Like I said, one of those days. I'm sitting here licking my battle wounds and ever so grateful that no matter how active these two are, they have both evolved into very good sleepers. But I wouldn't trade either of them for anyone else! Not a chance. In and between those meltdowns and moments I want to tear my hair out they are an absolute delight to be around.

So...thanks for the encouragement. Days like today I need all I can get!

Judy said...

My daughter has had an interesting weekend.

TOO much activity for her three. When the older two woke up from naps a bit disoriented from sleeping in a 'new' place, she was asked "What's wrong with them?"
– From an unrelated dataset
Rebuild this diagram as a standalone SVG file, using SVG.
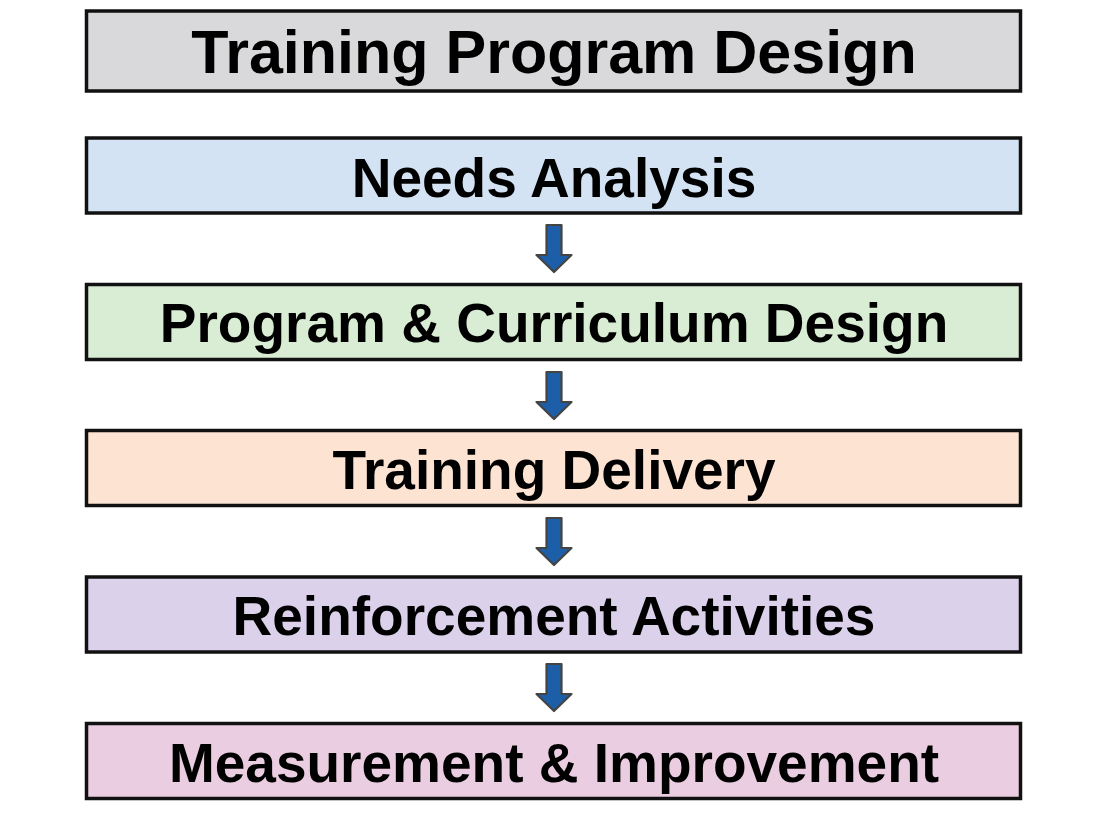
<svg xmlns="http://www.w3.org/2000/svg" width="1100" height="824" viewBox="0 0 1100 824">
<defs>
<style>
.box{stroke:#111;stroke-width:3.5}
.lbl{font-family:"Liberation Sans",Arial,sans-serif;font-weight:bold;font-size:55px;fill:#000;text-anchor:middle}
.arrow{fill:#1d5ea8;stroke:#444;stroke-width:2.2;stroke-linejoin:round}
</style>
<path id="arr" d="M-7.5,0 H7.5 V30 H17.5 L0,47 L-17.5,30 H-7.5 Z"/>
</defs>
<rect width="1100" height="824" fill="#ffffff"/>
<g id="title">
<rect class="box" x="86.5" y="11" width="934" height="80" fill="#d9d8db"/>
<text class="lbl" x="554" y="73" style="font-size:61px">Training Program Design</text>
</g>
<g id="needs">
<rect class="box" x="86.5" y="138" width="934" height="75" fill="#d3e3f3"/>
<text class="lbl" x="554" y="197">Needs Analysis</text>
</g>
<g id="program">
<rect class="box" x="86.5" y="284.5" width="934" height="75" fill="#d9ecd4"/>
<text class="lbl" x="554" y="342">Program &amp; Curriculum Design</text>
</g>
<g id="delivery">
<rect class="box" x="86.5" y="430.5" width="934" height="75" fill="#fce3d2"/>
<text class="lbl" x="554" y="489">Training Delivery</text>
</g>
<g id="reinforcement">
<rect class="box" x="86.5" y="577" width="934" height="75" fill="#dcd1eb"/>
<text class="lbl" x="554" y="635">Reinforcement Activities</text>
</g>
<g id="measurement">
<rect class="box" x="86.5" y="723.5" width="934" height="75" fill="#eacde0"/>
<text class="lbl" x="554" y="782">Measurement &amp; Improvement</text>
</g>
<g id="connectors">
<use href="#arr" class="arrow" x="554" y="225"/>
<use href="#arr" class="arrow" x="554" y="372"/>
<use href="#arr" class="arrow" x="554" y="518"/>
<use href="#arr" class="arrow" x="554" y="664"/>
</g>
</svg>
What's. Wrong. With. THEM?

Thanks for being such a wonderful grandma to those darling boys, Kris! What a great influence you are in their lives!

Donna said...

My son was a difficult child. He had colic for over six months (puking and all, and I got SO tired of people telling me he was "just spoiled").

He was my first child. I wanted so badly to have the perfect child, not a brat like some I had seen.

He wasn't a brat. Neither was he perfect. If I could go back and change one thing, it would be to change the way I dealt with my difficult son.

Lynda said...

Well, I hate to go there, but I am...I can't stand to go to a restaurant and be around loud, intrusive children...climbing over booths, running around, screaming... geez, some people have to save for months to have one night out... to be in peace and comfort. Same with the movies. Perhaps their spouse just passed away, or they want to have a heartfelt conversation with someone, get engaged, whatever... screaming children aren't conducive to that time.

There's no problem with rowdy kids being in public, but, for the love of Pete, take them to rowdy places - Chucky Cheese, the park, a rodeo, circus, the mall!

Everyone should be able to watch a movie or have a dinner without interference from other diners.

Having said all that, I would probably be with these kids than a pack of teens!